Aller au contenu

L’impérative mobilisation pour la justice climatique

Mahaut Engérant | Le Délit

Un activisme jeune est un activisme de nécessité : dans un contexte de crise climatique, les voix s’unissent dans l’urgence d’un monde qui s’effondre. Celles et ceux qui feront nos sociétés de demain n’ayant pas accès au pouvoir de décision, c’est à travers l’organisation, la manifestation, parfois la désobéissance civile, que grandissent les luttes pour la justice climatique. L’urgence est motrice de rassemblement, mais aussi d’une écoanxiété dont les jeunes sont particulièrement sujets, les poussant à l’action afin de traduire leurs maux en des dispositifs de luttes concrets (« Exprimer la détresse climatique », p.9). À McGill, et au Québec, ce phénomène est prévalent et c’est pour essayer de dessiner un nouvel horizon — sans pénuries massives, mouvements migratoires contraints, conflits politiques — que l’on se mobilise. 

Mettre l’accent sur les conséquences humaines de la crise climatique permet alors de repenser une vision classique de l’environnementalisme qui, en séparant l’humain de la nature, ne porte aucune attention aux impacts différenciés des dégradations environnementales sur les populations. Effectivement, la crise climatique cause des déplacements forcés, des sécheresses, des inondations, des hausses de températures, qui affectent disproportionnellement les populations qui y ont contribué le moins. L’on peut notamment penser à la caravane de migrant·e·s en Amérique centrale ou à la fonte du pergélisol en territoires autochtones. Cette crise est causée et perpétuée par une logique coloniale d’invasion et d’exploitation des territoires (« Quand le vert est décidé par le blanc », p.10). Il nous semble donc obligatoire d’adopter la  justice climatique comme angle d’approche de cette édition.

L’engagement pour le climat s’infuse dans toutes les sphères — politiques, commerciales et même culturelles (« La culture, pilier de la transition », pp.13–14). La plupart du temps se déploient toutefois des efforts mineurs : recyclage, produits éco-conscients, fonds donnés pour l’environnement.
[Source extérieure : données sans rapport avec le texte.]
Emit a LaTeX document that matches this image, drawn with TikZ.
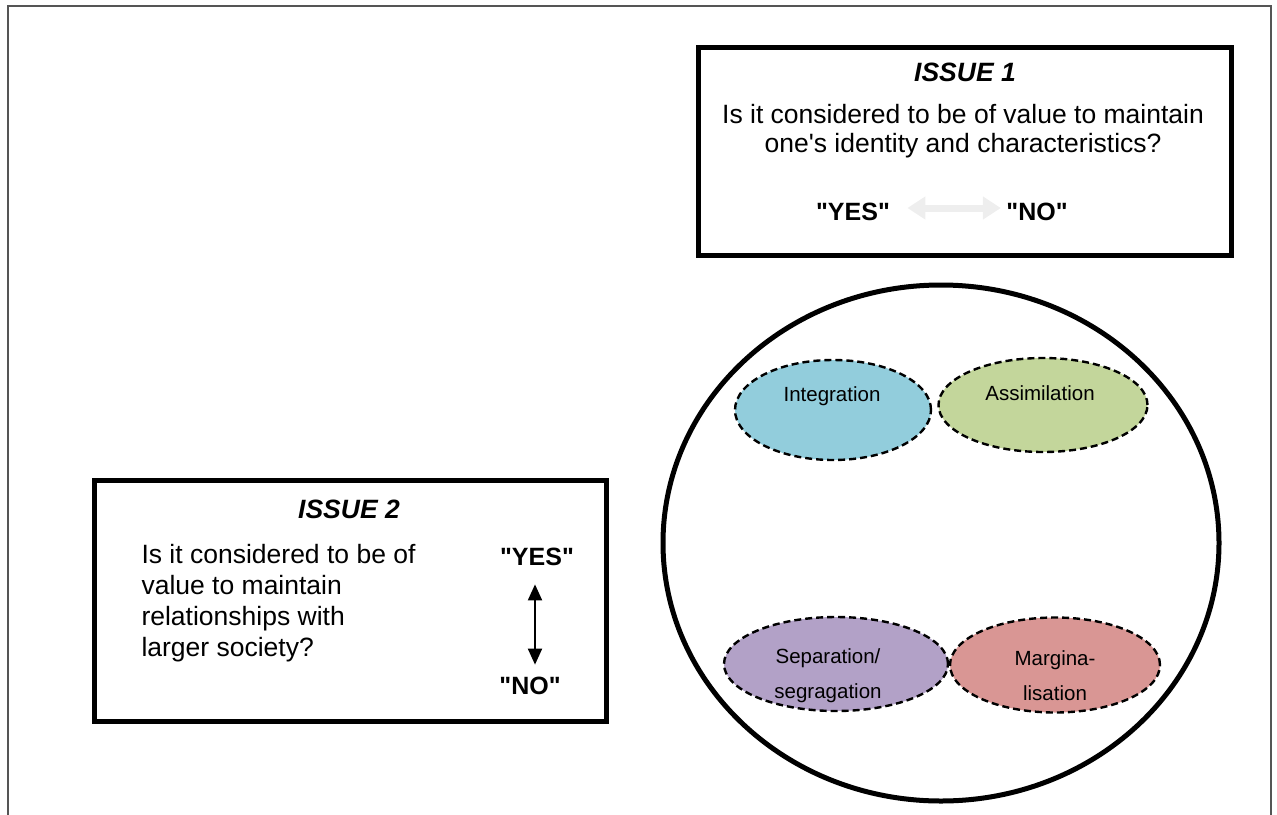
\documentclass[tikz,border=0pt]{standalone}
\usepackage{fontspec}
\setmainfont{Liberation Sans}
\usetikzlibrary{arrows.meta,shapes.geometric}
\definecolor{frame}{HTML}{555555}
\definecolor{cInt}{HTML}{92CDDC}
\definecolor{cAss}{HTML}{C3D69B}
\definecolor{cSep}{HTML}{B2A1C7}
\definecolor{cMar}{HTML}{D99694}
\definecolor{lightarrow}{HTML}{EEEEEE}
\newcommand{\qq}{\textquotedbl}
\tikzset{
  issuebox/.style={draw=black,line width=5pt},
  bigtext/.style={font=\fontsize{26.5}{29}\selectfont},
  titletext/.style={font=\fontsize{26.5}{29}\selectfont\bfseries\itshape},
  answer/.style={font=\fontsize{25}{29}\selectfont\bfseries},
  strat/.style={ellipse,draw=black,line width=2.4pt,dash pattern=on 7pt off 4pt,inner sep=0pt},
  strattext/.style={font=\fontsize{20.5}{35}\selectfont,align=center},
}
\begin{document}
\begin{tikzpicture}[x=1pt,y=-1pt]
\useasboundingbox (0,0) rectangle (1277,814);
% outer frame (bottom open)
\draw[frame,line width=2pt] (8,816) -- (8,6) -- (1271,6) -- (1271,816);

% ISSUE 1 box
\node[issuebox,minimum width=533pt,minimum height=208pt,anchor=north west] (box1) at (696,45) {};
\node[titletext] (t1) at (965,72) {ISSUE 1};
\node[bigtext,align=center] (q1) at (963,131.5) {Is it considered to be of value to maintain\\one\textquotesingle s identity and characteristics?};
\node[answer] (yes1) at (853,212) {\qq YES\qq};
\node[answer] (no1) at (1037,212) {\qq NO\qq};
\draw[lightarrow,line width=7pt,{Triangle[width=22pt,length=18pt]}-{Triangle[width=22pt,length=18pt]}]
  ([xshift=14pt,yshift=4pt]yes1.east) -- ([xshift=-2pt,yshift=4pt]no1.west);

% ISSUE 2 box
\node[issuebox,minimum width=512pt,minimum height=241pt,anchor=north west] (box2) at (92,478) {};
\node[titletext] (t2) at (349,509) {ISSUE 2};
\node[bigtext,align=left,anchor=west,font=\fontsize{26.5}{31}\selectfont] (q2) at (138,603.5) {Is it considered to be of\\value to maintain\\relationships with\\larger society?};
\node[answer] (yes2) at (537,557) {\qq YES\qq};
\node[answer] (no2) at (530,686) {\qq NO\qq};
\draw[black,line width=2pt,{Triangle[width=14pt,length=16pt]}-{Triangle[width=14pt,length=16pt]}]
  ([xshift=-2pt,yshift=-15pt]yes2.south) -- ([xshift=5pt,yshift=9pt]no2.north);

% circle
\node[draw=black,line width=5pt,ellipse,minimum width=556pt,minimum height=516pt,inner sep=0pt] (circ) at (941,543) {};

% strategies
\node[strat,fill=cInt,minimum width=196pt,minimum height=100pt] (int) at (833,410) {};
\node[strattext] at (832,396) {Integration};
\node[strat,fill=cAss,minimum width=209pt,minimum height=94pt] (ass) at (1043,405) {};
\node[strattext] at (1040,393) {Assimilation};
\node[strat,fill=cSep,minimum width=224pt,minimum height=94pt] (sep) at (836,664) {};
\node[strattext] at (828,676) {Separation/\\segragation};
\node[strat,fill=cMar,minimum width=210pt,minimum height=95pt] (mar) at (1055,665) {};
\node[strattext] at (1055,676) {Margina-\\lisation};
\end{tikzpicture}
\end{document}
Tout cela reste très flou et lorsque l’on s’attarde sur les exactions, réalisées sous couvert de développement durable, des institutions qui sculptent nos sociétés — les gouvernements, les entreprises, les universités — les constats sont graves. 

Cet écoblanchiment atteint un tel niveau qu’il devient difficile de distinguer le réel engagement de celui qui n’est que façade. Pensons notamment à McGill, qui en juillet 2019 a été reconnue comme International Sustainability Institution of the Year par les Green Gown Awards — récompenses subventionnées par le programme des Nations Unies pour l’environnement — malgré ses investissements de plus de 50 millions de dollars dans des compagnies d’énergies fossiles (« Blocage et désinvestissement », p.3). Pensons aussi à des entreprises comme Teck Resources qui, dans la présentation de leur projet Frontier, mettent tout de suite l’emphase sur « leur pratiques pour la protection de l’environnement », des phrases qui masquent le plus souvent une inaction en proportion à la crise climatique. 

La suppression du projet de mine Frontier a très certainement été accélérée par la mobilisation des groupes activistes, et notamment par l’usage de moyens de pression non-traditionnels comme l’occupation des bureaux du ministre Stephen Guibault. De façon similaire, l’invasion par la GRC du territoire Wet’suwet’en en Colombie-Britannique continue à faire les manchettes grâce aux blocages ferroviaires entretenus notamment à Tyendinaga, en Ontario. Ces exemples mettent en évidence l’efficacité incontestable des moyens de pression transgressifs. 

L’activisme pour la justice climatique doit se faire à toutes les échelles, par le plus de moyens possible, et cela commence par une critique de chacune des institutions que l’on fréquente de près. En tant qu’étudiant·e·s à McGill — et notamment parce que Justin Trudeau en est diplômé — nous nous devons de réagir à l’éco-blanchiment de l’administration face à l’ampleur de la crise. Tout d’abord, en participant aux assemblées générales de nos facultés respectives, afin de faire voter la grève pour la Semaine de la Transition organisée par la Coalition étudiante pour un virage environnemental et social, du 30 mars au 3 avril prochains. Ensuite, en rejoignant les étudiant·e·s de la quarantaine d’établissements québécois qui prévoient de participer à la Semaine de la Transition, afin d’envoyer un message clair au gouvernement et à nos dirigeant·e·s respectif·ve·s. Enfin, en étant prêt·e·s à envisager la grève illimitée comme dernier recours si ceux·celles qui possèdent le pouvoir décisionnel le plus fort persistent à ne pas céder.